>>>>

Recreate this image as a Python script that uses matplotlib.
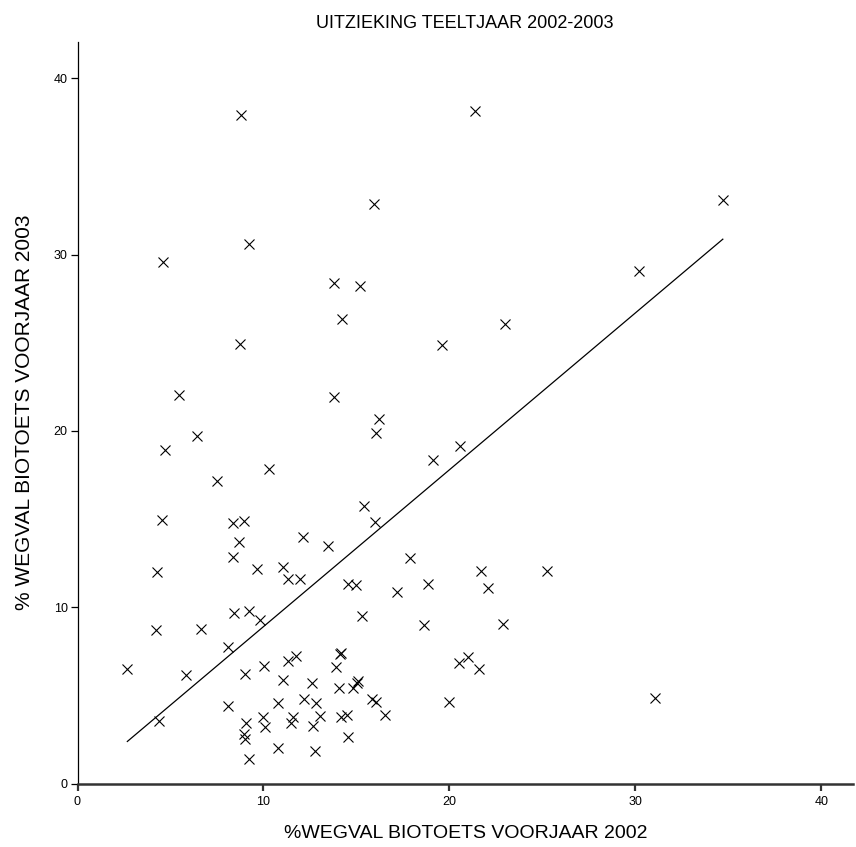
import numpy as np
import matplotlib
matplotlib.use("Agg")
import matplotlib.pyplot as plt

plt.rcParams['font.family'] = ['Liberation Sans', 'DejaVu Sans']

# % wegval biotoets voorjaar 2002 (x) en voorjaar 2003 (y) per partij
wegval_2002 = [
    8.77, 21.35, 15.96, 9.22, 4.61, 13.77, 15.19, 14.20, 8.74, 5.47,
    13.80, 16.23, 16.05, 6.44, 4.70, 10.28, 7.50, 15.38, 4.56, 8.38,
    8.95, 16.01, 8.66, 12.10, 13.45, 8.36, 4.26, 9.63, 11.03, 11.30,
    11.98, 8.43, 9.20, 9.81, 4.22, 6.66, 8.11, 2.68, 5.83, 9.02,
    10.04, 11.30, 11.75, 11.07, 12.62, 4.40, 8.11, 10.76, 12.18, 12.82,
    9.06, 9.96, 10.08, 11.57, 11.48, 12.64, 8.95, 8.99, 10.80, 12.77,
    9.20, 17.88, 21.68, 25.22, 22.05, 14.56, 14.97, 17.16, 18.83, 15.28,
    18.63, 22.86, 14.10, 14.15, 13.88, 20.49, 21.01, 21.59, 14.04, 14.83,
    15.04, 15.10, 15.82, 16.05, 19.99, 13.04, 14.15, 14.47, 16.53, 14.56,
    30.20, 34.70, 23.00, 19.60, 19.10, 20.55, 31.05,
]
wegval_2003 = [
    37.90, 38.16, 32.86, 30.59, 29.57, 28.38, 28.25, 26.37, 24.92, 22.03,
    21.91, 20.66, 19.90, 19.72, 18.92, 17.86, 17.16, 15.76, 14.95, 14.80,
    14.91, 14.84, 13.68, 13.97, 13.48, 12.83, 11.98, 12.15, 12.30, 11.58,
    11.58, 9.67, 9.80, 9.26, 8.69, 8.77, 7.76, 6.48, 6.14, 6.21,
    6.67, 6.93, 7.25, 5.87, 5.72, 3.53, 4.42, 4.55, 4.78, 4.59,
    3.45, 3.79, 3.22, 3.79, 3.45, 3.28, 2.81, 2.51, 2.00, 1.86,
    1.37, 12.81, 12.07, 12.07, 11.07, 11.32, 11.26, 10.85, 11.32, 9.49,
    8.97, 9.03, 7.35, 7.40, 6.63, 6.82, 7.20, 6.48, 5.42, 5.42,
    5.72, 5.80, 4.78, 4.64, 4.62, 3.85, 3.75, 3.89, 3.89, 2.66,
    29.10, 33.10, 26.06, 24.90, 18.35, 19.15, 4.85,
]

# regressielijn
fit_slope = 0.89
fit_intercept = 0.0

x_ticks = [0, 10, 20, 30, 40]
y_ticks = [0, 10, 20, 30, 40]

fig = plt.figure(figsize=(8.56, 8.47), dpi=100)
ax = fig.add_axes([77.5 / 856, 63.5 / 847, (853 - 77.5) / 856, (783.5 - 42) / 847])

ax.plot(wegval_2002, wegval_2003, linestyle='none', marker='x', color='black',
        markersize=7, markeredgewidth=0.8)

x_fit = np.array([min(wegval_2002), max(wegval_2002)])
ax.plot(x_fit, fit_slope * x_fit + fit_intercept, color='black', linewidth=0.9)

ax.set_xlim(0, 41.7)
ax.set_ylim(0, 42.07)
ax.set_xticks(x_ticks)
ax.set_yticks(y_ticks)

ax.spines['top'].set_visible(False)
ax.spines['right'].set_visible(False)
ax.spines['bottom'].set_linewidth(1.8)
ax.spines['bottom'].set_color('#333333')
ax.spines['left'].set_linewidth(0.9)

ax.tick_params(axis='x', direction='out', length=5, width=1.6, color='#333333',
               labelsize=9, pad=4)
ax.tick_params(axis='y', direction='out', length=5, width=0.9, labelsize=9, pad=2)
for lab in ax.get_xticklabels():
    lab.set_fontstretch('condensed')

ax.set_title('UITZIEKING TEELTJAAR 2002-2003', fontsize=13, pad=10)
ax.set_xlabel('%WEGVAL BIOTOETS VOORJAAR 2002', fontsize=14, labelpad=12)
ax.set_ylabel('% WEGVAL BIOTOETS VOORJAAR 2003', fontsize=15, labelpad=14)

fig.savefig('out.png', dpi=100)
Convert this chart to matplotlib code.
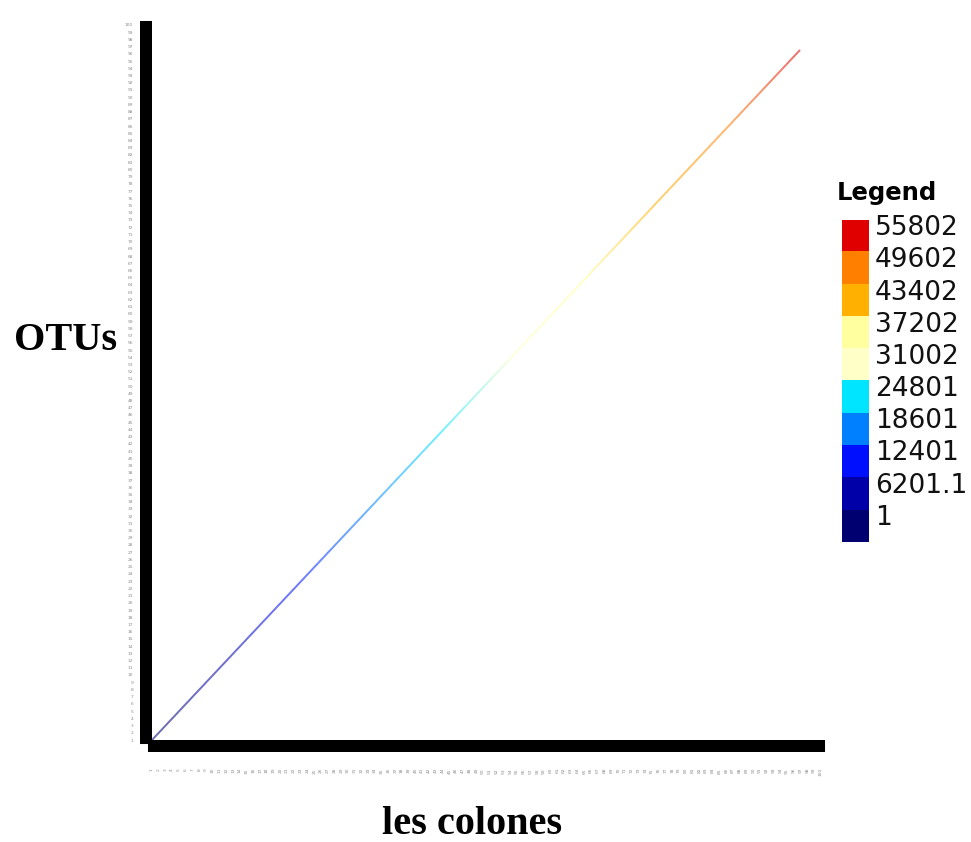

<<<<

Print, exactly as written, the lines above from the first one to the one containing "plt.rcParams['font.family'] = ['Liberation". Leave out pictures.

Solution below
Recreate this image as a Python script that uses matplotlib.
import numpy as np
import matplotlib
matplotlib.use("Agg")
import matplotlib.pyplot as plt

plt.rcParams['font.family'] = ['Liberation Sans', 'DejaVu Sans']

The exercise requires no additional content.